DONALD TRUMP, Melania Trump, Vice President-elect Mike Pence and Senate Majority Leader Mitch McConnell..
(photo credit: REUTERS)
WASHINGTON – Taking over the federal government with two months’ notice is no easy task, but President-elect Donald Trump seems to be having a tougher go of it than most.
Because he chose to purge the leadership of his transition team shortly after his upset victory last week, its ability to work with the government came to an untimely halt. Over a week passed before the two sides re-signed a nondisclosure agreement to proceed with the sort of information sharing required to move forward.

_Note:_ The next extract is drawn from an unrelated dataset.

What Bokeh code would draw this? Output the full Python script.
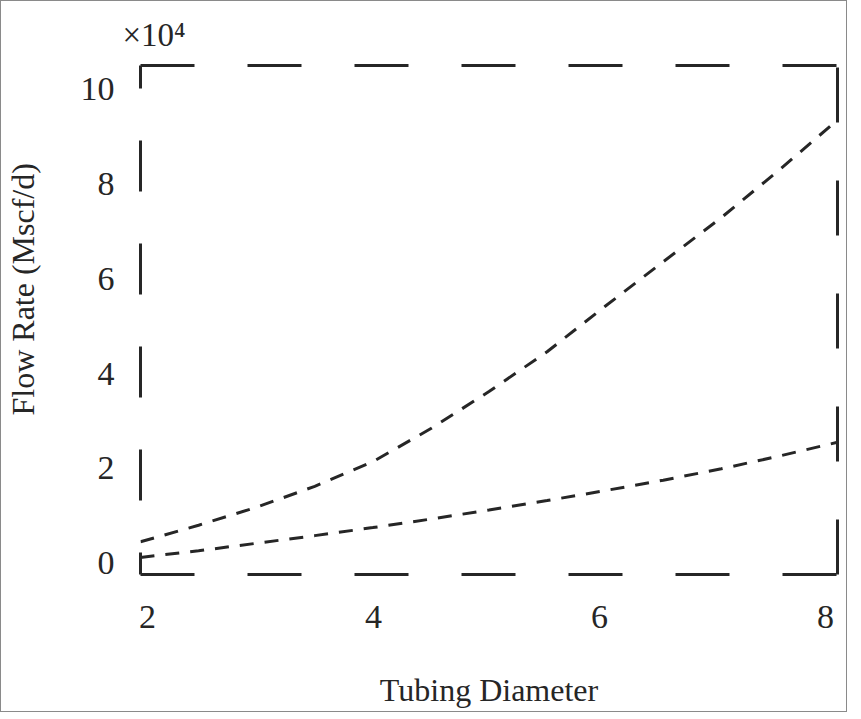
from bokeh.plotting import figure
from bokeh.models import Range1d, LinearAxis, FixedTicker, Title, CustomJSTickFormatter
from bokeh.embed import file_html
from bokeh.resources import INLINE

# ---- data ----
diameter = [2.0, 2.5, 3.0, 3.5, 4.0, 4.5, 5.0, 5.5, 6.0, 6.5, 7.0, 7.5, 8.0]
flow_upper = [4500, 8000, 11800, 16200, 21400, 28400, 36200, 44600, 54200, 63600, 72900, 83000, 93500]
flow_lower = [1200, 2600, 4200, 5800, 7500, 9300, 11200, 13200, 15300, 17500, 19900, 22600, 25500]
x_ticks = [2, 4, 6, 8]
y_ticks = [0, 20000, 40000, 60000, 80000, 100000]
x_label = "Tubing Diameter"
y_label = "Flow Rate (Mscf/d)"
y_multiplier = "\u00d710\u2074"

INK = "#262626"
FONT = "Liberation Serif"

p = figure(frame_width=697, frame_height=509,
           x_range=Range1d(2, 8), y_range=Range1d(-2400, 105000),
           x_axis_location=None, y_axis_location=None,
           toolbar_location=None, output_backend="svg",
           min_border_left=139, min_border_right=9,
           min_border_top=64, min_border_bottom=137,
           title=y_multiplier)
p.title.align = "left"
p.title.text_font = FONT
p.title.text_font_size = "33px"
p.title.text_font_style = "normal"
p.title.text_color = INK
p.title.offset = -18
p.title.standoff = 26
p.extra_x_ranges = {"lab": Range1d(1.938, 8.106)}
p.outline_line_color = None
p.background_fill_color = "white"
p.border_fill_color = "white"
p.styles = {"border": "1px solid #8a8a8a"}
p.grid.visible = False


def style_axis(ax, dash, offset=0):
    ax.axis_line_color = INK
    ax.axis_line_width = 3
    ax.axis_line_dash = dash
    ax.axis_line_dash_offset = offset
    ax.major_tick_line_color = None
    ax.minor_tick_line_color = None
    ax.major_label_text_font = FONT
    ax.major_label_text_color = INK
    ax.major_label_text_font_size = "34px"
    ax.axis_label_text_font = FONT
    ax.axis_label_text_font_style = "normal"
    ax.axis_label_text_color = INK
    ax.axis_label_text_font_size = "32px"


bottom = LinearAxis(x_range_name="lab", ticker=FixedTicker(ticks=x_ticks),
                    axis_label=x_label)
style_axis(bottom, "54 53")
bottom.major_label_standoff = 25
bottom.axis_label_standoff = 41
p.add_layout(bottom, "below")

left = LinearAxis(ticker=FixedTicker(ticks=y_ticks),
                  formatter=CustomJSTickFormatter(code="return (tick/10000).toFixed(0);"))
style_axis(left, "51 52", 29)
left.major_label_standoff = 20
p.add_layout(left, "left")

top = LinearAxis(ticker=FixedTicker(ticks=[]))
style_axis(top, "54 53")
top.major_label_text_font_size = "0px"
p.add_layout(top, "above")

right = LinearAxis(ticker=FixedTicker(ticks=[]))
style_axis(right, "55 58")
right.major_label_text_font_size = "0px"
p.add_layout(right, "right")

ytitle = Title(text=y_label, align="left", offset=159, standoff=1,
               text_font=FONT, text_font_size="32px", text_font_style="normal",
               text_color=INK)
try:
    ytitle.padding = dict(left=0, right=0, top=0, bottom=36)
except Exception:
    ytitle.standoff = 37
p.add_layout(ytitle, "left")

p.line(diameter, flow_upper, line_color=INK, line_width=3, line_dash="14 11")
p.line(diameter, flow_lower, line_color=INK, line_width=3, line_dash="14 11")

open("out.html", "w").write(file_html(p, INLINE))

As of Wednesday morning, Trump’s team had yet to reach out to the State Department or Defense Department officials ready and waiting to begin the laborious task of preparing the incoming administration – a process all the more daunting given Trump’s stated desire to hire policy novices.
Trump’s first hiring decision, to elevate Steve Bannon to chief White House strategist, has prompted two concerns. The first is that Trump believes Bannon and his new chief of staff, Reince Priebus, should have equal power in the West Wing – setting up the sort of turf war that presidents typically seek to avoid. The second is that Bannon is a self-avowed leader of the alt-right movement, a modern- day home for white nationalists, nativists and antisemites.
Trump is said to be looking primarily at loyalists to fill the top echelon of his government.
Problematically, this group of people is rather light on the foreign policy front: A large majority of those within the Republican national security establishment were early to the “Never Trump” movement and stayed true to their opposition through his election. While Trump may seek to build bridges with this community, early signs suggest he will take the opposite approach.
Former Bush administration officials who have met with the team describe Trump staff as arrogant after his victory and uninterested in hiring experts not in line with the president- elect’s unconventional worldview.
Trump is therefore left with a thin bench – without Democratic or Republican establishment figures at his disposal. He is thus looking to those who stuck by him to fill positions of tremendous weight and responsibility, including junior senators, rookies to governing and outsiders to the world of diplomacy for major cabinet positions.
As difficult as those positions may be to fill, they only represent a fraction of the work ahead for Trump’s staff. Over 4,000 political appointees must be vetted and hired before the real estate tycoon takes the oath of office on January 20.